*Exercise directions:* From the first line of the data below, repeat each line exactly until you reach the line with "-- ($(hb)!2.4mm!-90:(#2)$) -- ($(hb)!1.2mm!-90:(#2)$)"; include that line too.

[Items from a dataset]
· · · ·
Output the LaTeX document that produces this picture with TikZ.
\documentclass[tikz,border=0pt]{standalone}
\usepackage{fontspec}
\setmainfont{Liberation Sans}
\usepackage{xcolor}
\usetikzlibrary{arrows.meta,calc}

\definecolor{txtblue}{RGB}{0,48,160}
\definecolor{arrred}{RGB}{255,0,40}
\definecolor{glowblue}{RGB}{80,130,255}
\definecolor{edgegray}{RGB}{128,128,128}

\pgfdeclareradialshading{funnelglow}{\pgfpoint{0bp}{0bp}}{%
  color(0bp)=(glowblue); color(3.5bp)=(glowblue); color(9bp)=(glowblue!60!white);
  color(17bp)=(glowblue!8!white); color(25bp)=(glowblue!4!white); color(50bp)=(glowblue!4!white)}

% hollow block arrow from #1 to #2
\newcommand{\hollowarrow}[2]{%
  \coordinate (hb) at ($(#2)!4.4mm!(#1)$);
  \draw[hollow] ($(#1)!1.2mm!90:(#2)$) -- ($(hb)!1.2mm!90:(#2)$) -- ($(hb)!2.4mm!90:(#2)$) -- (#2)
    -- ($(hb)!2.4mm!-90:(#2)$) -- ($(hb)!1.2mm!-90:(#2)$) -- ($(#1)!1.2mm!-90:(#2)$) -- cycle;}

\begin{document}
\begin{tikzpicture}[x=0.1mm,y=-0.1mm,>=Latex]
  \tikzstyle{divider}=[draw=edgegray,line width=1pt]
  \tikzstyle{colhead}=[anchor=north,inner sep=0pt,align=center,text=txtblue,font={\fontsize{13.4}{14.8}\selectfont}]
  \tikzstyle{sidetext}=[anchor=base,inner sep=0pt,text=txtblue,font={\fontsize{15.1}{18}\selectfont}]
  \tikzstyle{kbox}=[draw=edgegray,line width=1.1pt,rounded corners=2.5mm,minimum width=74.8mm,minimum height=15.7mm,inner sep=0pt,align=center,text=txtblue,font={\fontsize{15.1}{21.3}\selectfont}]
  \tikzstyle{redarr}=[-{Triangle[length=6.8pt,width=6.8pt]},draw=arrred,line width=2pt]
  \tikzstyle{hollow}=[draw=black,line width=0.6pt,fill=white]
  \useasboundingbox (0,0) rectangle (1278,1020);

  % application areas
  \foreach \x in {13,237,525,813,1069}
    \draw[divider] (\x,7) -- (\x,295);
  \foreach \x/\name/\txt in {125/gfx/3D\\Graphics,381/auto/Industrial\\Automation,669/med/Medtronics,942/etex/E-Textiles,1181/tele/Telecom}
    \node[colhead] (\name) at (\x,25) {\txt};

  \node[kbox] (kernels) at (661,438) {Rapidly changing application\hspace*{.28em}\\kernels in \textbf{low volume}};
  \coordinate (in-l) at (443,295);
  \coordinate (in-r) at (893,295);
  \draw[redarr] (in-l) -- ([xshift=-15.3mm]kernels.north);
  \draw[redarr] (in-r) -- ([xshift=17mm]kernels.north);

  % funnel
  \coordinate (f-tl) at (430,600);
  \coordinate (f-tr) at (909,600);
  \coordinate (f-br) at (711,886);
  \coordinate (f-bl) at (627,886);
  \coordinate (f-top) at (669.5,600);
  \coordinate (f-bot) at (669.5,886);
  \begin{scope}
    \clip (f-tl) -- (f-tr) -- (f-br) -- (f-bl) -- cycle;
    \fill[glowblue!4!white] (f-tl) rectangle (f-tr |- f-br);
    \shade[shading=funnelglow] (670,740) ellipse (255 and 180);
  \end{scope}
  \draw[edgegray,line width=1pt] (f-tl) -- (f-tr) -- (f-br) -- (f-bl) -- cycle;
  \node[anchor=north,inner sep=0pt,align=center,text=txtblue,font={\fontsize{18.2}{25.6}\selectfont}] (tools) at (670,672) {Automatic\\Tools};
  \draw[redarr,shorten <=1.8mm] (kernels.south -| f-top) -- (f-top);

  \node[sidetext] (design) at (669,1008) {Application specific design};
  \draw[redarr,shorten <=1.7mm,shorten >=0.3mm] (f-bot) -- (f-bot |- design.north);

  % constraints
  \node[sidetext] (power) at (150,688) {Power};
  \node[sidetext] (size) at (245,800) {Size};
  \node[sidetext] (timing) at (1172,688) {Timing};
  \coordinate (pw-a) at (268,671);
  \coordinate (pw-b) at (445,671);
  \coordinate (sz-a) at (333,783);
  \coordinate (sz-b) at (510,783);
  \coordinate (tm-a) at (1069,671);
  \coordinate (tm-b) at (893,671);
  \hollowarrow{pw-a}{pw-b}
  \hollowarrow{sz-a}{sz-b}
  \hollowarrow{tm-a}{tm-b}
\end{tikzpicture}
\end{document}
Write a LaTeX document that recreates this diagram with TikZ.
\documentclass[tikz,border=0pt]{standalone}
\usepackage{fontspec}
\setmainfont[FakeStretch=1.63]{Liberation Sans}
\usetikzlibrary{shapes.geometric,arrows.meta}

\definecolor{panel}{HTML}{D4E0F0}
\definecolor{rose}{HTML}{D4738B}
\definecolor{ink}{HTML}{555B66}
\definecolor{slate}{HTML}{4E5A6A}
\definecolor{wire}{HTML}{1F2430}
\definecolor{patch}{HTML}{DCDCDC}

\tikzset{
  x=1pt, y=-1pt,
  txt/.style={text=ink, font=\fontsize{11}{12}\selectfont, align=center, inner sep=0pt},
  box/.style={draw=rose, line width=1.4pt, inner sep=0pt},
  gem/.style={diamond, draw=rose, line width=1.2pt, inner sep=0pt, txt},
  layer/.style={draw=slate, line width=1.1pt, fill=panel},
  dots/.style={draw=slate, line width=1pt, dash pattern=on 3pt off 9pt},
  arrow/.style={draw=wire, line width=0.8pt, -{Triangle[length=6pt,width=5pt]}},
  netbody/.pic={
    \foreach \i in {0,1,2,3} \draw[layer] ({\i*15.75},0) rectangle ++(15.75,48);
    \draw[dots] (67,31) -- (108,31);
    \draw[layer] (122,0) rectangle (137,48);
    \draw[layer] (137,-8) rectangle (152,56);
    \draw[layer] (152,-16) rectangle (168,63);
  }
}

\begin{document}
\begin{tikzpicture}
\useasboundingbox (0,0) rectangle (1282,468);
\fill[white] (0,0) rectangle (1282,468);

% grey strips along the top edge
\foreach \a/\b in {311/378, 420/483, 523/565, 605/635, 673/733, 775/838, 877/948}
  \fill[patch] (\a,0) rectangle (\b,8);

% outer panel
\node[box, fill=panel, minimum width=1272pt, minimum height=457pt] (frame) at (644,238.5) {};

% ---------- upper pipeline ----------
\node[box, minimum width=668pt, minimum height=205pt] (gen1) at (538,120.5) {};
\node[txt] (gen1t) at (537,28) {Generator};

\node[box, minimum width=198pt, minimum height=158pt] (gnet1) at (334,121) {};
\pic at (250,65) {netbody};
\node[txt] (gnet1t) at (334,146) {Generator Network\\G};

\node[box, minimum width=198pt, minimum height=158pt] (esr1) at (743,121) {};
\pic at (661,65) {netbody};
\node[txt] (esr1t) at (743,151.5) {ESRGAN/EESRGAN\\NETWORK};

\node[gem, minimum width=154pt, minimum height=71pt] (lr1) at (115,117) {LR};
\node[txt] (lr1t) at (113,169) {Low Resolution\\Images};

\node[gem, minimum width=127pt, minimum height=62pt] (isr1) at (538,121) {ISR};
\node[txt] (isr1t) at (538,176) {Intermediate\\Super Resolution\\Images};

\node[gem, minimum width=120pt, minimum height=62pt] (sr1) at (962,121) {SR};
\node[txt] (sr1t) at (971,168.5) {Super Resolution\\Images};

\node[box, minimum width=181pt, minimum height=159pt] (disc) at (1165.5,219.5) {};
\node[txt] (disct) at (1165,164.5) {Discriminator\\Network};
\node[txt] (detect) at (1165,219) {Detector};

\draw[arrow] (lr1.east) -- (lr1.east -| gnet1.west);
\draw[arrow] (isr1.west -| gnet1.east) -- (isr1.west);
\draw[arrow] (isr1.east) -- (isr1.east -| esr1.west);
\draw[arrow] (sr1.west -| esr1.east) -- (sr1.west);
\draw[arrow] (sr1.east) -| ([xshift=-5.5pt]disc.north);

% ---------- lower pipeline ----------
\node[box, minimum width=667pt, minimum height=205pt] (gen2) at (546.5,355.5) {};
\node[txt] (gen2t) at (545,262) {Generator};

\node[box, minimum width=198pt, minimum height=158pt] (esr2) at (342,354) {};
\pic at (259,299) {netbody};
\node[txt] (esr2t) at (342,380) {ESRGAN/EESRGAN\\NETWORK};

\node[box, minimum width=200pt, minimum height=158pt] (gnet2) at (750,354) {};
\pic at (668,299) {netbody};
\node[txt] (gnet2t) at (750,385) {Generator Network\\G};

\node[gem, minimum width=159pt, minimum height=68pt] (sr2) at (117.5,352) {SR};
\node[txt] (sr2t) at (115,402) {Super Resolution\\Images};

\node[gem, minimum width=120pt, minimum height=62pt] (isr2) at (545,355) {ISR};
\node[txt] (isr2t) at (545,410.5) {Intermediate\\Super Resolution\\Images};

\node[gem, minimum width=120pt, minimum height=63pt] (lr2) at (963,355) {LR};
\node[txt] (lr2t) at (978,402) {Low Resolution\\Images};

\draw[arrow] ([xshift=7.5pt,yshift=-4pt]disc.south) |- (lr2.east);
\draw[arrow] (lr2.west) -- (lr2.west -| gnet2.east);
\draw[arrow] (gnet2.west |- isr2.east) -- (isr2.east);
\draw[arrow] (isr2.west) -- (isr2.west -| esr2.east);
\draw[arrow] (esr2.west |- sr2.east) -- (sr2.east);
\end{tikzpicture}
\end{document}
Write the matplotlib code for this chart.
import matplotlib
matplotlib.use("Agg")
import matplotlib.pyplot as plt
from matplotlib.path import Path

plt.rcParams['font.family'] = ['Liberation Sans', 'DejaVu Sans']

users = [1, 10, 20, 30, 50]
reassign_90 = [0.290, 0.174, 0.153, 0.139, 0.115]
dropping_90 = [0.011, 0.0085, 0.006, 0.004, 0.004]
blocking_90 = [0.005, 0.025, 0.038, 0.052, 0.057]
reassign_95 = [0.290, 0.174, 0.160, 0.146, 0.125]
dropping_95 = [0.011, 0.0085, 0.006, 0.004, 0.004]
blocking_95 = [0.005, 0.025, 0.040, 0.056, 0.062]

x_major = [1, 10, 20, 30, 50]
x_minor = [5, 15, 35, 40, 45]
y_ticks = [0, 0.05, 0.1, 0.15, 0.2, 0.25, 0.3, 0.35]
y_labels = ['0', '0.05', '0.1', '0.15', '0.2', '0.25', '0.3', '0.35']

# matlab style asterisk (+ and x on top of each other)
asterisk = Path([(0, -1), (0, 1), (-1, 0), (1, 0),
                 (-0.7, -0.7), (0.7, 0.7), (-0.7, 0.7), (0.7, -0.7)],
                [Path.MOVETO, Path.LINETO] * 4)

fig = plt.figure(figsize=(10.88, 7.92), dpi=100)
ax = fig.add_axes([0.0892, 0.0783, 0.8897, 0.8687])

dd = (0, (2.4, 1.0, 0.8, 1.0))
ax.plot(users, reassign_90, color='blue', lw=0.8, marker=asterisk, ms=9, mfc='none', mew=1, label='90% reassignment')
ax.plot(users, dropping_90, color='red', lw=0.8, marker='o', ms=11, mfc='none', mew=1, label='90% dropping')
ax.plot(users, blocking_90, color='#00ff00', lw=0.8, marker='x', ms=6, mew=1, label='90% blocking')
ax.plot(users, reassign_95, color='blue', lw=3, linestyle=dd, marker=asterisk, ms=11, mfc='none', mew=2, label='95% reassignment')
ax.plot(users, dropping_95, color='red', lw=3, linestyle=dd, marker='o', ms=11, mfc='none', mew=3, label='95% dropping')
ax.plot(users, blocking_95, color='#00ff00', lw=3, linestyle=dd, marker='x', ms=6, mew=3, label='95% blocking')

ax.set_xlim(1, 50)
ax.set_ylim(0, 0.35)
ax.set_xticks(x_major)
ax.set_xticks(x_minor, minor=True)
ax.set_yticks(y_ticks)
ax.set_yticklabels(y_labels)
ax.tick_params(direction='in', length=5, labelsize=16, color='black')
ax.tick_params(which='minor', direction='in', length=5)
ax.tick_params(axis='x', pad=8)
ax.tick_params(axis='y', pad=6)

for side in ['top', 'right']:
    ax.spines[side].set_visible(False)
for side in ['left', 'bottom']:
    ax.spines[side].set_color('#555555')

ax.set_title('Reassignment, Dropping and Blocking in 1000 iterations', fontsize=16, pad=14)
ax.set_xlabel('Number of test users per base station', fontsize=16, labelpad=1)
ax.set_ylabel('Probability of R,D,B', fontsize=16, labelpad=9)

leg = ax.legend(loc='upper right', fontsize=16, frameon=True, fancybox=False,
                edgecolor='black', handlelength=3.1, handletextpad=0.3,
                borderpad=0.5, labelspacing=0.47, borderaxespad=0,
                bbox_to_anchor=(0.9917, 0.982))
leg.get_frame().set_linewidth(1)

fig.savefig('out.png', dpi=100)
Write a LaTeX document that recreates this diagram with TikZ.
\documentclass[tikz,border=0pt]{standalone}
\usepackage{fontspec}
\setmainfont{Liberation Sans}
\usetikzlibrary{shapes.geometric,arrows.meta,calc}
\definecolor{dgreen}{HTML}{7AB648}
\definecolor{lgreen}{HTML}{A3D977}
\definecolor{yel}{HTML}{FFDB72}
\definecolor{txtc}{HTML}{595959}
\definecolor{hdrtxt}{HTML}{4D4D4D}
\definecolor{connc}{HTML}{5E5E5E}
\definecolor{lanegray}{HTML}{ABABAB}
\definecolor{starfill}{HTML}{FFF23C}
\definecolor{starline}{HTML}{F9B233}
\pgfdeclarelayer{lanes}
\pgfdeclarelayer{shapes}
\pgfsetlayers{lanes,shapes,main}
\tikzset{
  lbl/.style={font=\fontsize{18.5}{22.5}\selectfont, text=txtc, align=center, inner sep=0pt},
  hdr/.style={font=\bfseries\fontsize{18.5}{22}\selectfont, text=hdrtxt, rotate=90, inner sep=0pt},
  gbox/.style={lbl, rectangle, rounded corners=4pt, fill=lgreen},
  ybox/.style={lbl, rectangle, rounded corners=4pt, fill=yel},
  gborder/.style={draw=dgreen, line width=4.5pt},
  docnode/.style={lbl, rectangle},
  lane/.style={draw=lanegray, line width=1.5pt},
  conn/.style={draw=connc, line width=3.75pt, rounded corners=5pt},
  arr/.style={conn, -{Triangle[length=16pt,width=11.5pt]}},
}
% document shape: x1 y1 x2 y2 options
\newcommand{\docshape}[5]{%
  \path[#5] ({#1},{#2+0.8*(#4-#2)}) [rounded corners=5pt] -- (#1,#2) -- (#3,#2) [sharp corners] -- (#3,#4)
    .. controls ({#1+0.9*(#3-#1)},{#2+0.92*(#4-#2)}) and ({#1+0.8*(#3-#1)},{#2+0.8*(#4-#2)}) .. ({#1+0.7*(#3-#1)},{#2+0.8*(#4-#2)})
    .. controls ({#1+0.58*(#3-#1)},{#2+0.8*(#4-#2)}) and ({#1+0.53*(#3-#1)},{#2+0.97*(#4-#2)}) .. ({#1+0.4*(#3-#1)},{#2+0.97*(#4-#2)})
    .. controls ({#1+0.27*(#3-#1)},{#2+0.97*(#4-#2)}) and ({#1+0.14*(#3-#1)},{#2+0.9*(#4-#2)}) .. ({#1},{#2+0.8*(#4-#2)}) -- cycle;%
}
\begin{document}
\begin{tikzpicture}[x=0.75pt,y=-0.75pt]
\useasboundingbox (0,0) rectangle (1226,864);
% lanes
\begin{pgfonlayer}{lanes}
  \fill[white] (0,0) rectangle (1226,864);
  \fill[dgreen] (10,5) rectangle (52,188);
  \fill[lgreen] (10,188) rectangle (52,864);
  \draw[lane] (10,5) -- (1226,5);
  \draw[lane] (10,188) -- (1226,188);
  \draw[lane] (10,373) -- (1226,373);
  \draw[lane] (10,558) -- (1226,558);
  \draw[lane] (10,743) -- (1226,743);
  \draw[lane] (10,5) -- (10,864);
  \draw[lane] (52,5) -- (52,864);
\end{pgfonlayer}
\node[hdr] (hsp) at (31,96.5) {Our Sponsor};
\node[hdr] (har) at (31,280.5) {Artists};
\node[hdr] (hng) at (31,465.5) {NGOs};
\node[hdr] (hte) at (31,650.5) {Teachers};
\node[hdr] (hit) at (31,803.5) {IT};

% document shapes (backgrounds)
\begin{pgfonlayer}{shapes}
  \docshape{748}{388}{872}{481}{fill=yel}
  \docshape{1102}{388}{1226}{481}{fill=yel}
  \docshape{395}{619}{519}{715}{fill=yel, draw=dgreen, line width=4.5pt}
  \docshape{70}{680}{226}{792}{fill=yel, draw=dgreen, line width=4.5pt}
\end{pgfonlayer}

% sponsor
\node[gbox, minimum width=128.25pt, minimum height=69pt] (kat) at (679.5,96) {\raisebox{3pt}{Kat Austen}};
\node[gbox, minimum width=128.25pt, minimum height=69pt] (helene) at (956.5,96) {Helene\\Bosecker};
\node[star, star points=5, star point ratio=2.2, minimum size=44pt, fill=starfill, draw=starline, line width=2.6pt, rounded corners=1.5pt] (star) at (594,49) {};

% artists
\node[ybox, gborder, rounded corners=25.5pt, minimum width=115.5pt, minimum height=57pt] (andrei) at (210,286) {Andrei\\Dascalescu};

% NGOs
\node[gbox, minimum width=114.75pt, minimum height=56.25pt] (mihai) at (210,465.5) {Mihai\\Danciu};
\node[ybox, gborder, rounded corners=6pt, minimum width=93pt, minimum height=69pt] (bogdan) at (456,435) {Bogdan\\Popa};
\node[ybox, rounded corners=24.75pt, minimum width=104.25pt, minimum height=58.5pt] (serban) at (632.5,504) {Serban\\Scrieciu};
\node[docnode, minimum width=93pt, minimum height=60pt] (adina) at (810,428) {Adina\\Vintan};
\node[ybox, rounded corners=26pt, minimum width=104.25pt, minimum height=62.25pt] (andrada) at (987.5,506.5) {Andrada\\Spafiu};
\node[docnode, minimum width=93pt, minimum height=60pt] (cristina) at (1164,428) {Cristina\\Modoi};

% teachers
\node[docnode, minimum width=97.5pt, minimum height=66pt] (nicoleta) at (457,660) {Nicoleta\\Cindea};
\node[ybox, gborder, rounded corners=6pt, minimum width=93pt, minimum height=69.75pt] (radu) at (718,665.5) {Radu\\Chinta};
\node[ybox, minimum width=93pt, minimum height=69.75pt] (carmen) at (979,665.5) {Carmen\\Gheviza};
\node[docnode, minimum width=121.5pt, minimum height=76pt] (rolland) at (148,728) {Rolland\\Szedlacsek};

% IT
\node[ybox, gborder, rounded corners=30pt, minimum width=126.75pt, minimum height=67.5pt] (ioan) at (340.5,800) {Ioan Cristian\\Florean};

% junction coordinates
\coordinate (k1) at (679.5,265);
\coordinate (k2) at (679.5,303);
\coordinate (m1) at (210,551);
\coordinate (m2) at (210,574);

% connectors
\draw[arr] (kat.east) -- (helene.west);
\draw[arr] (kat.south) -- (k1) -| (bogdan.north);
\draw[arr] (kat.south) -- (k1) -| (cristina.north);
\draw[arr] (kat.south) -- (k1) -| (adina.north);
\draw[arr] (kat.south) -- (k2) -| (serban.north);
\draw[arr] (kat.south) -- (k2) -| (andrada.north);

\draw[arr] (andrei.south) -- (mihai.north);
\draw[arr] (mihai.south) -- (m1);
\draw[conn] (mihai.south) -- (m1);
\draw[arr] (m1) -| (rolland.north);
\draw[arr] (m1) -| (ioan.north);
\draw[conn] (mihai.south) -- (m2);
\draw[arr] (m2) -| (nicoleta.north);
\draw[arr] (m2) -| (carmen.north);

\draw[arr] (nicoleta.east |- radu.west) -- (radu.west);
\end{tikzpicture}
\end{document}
· · · ·
*The output:*
Output the LaTeX document that produces this picture with TikZ.
\documentclass[tikz,border=0pt]{standalone}
\usepackage{fontspec}
\setmainfont{Liberation Sans}
\usepackage{xcolor}
\usetikzlibrary{arrows.meta,calc}

\definecolor{txtblue}{RGB}{0,48,160}
\definecolor{arrred}{RGB}{255,0,40}
\definecolor{glowblue}{RGB}{80,130,255}
\definecolor{edgegray}{RGB}{128,128,128}

\pgfdeclareradialshading{funnelglow}{\pgfpoint{0bp}{0bp}}{%
  color(0bp)=(glowblue); color(3.5bp)=(glowblue); color(9bp)=(glowblue!60!white);
  color(17bp)=(glowblue!8!white); color(25bp)=(glowblue!4!white); color(50bp)=(glowblue!4!white)}

% hollow block arrow from #1 to #2
\newcommand{\hollowarrow}[2]{%
  \coordinate (hb) at ($(#2)!4.4mm!(#1)$);
  \draw[hollow] ($(#1)!1.2mm!90:(#2)$) -- ($(hb)!1.2mm!90:(#2)$) -- ($(hb)!2.4mm!90:(#2)$) -- (#2)
    -- ($(hb)!2.4mm!-90:(#2)$) -- ($(hb)!1.2mm!-90:(#2)$) -- ($(#1)!1.2mm!-90:(#2)$) -- cycle;}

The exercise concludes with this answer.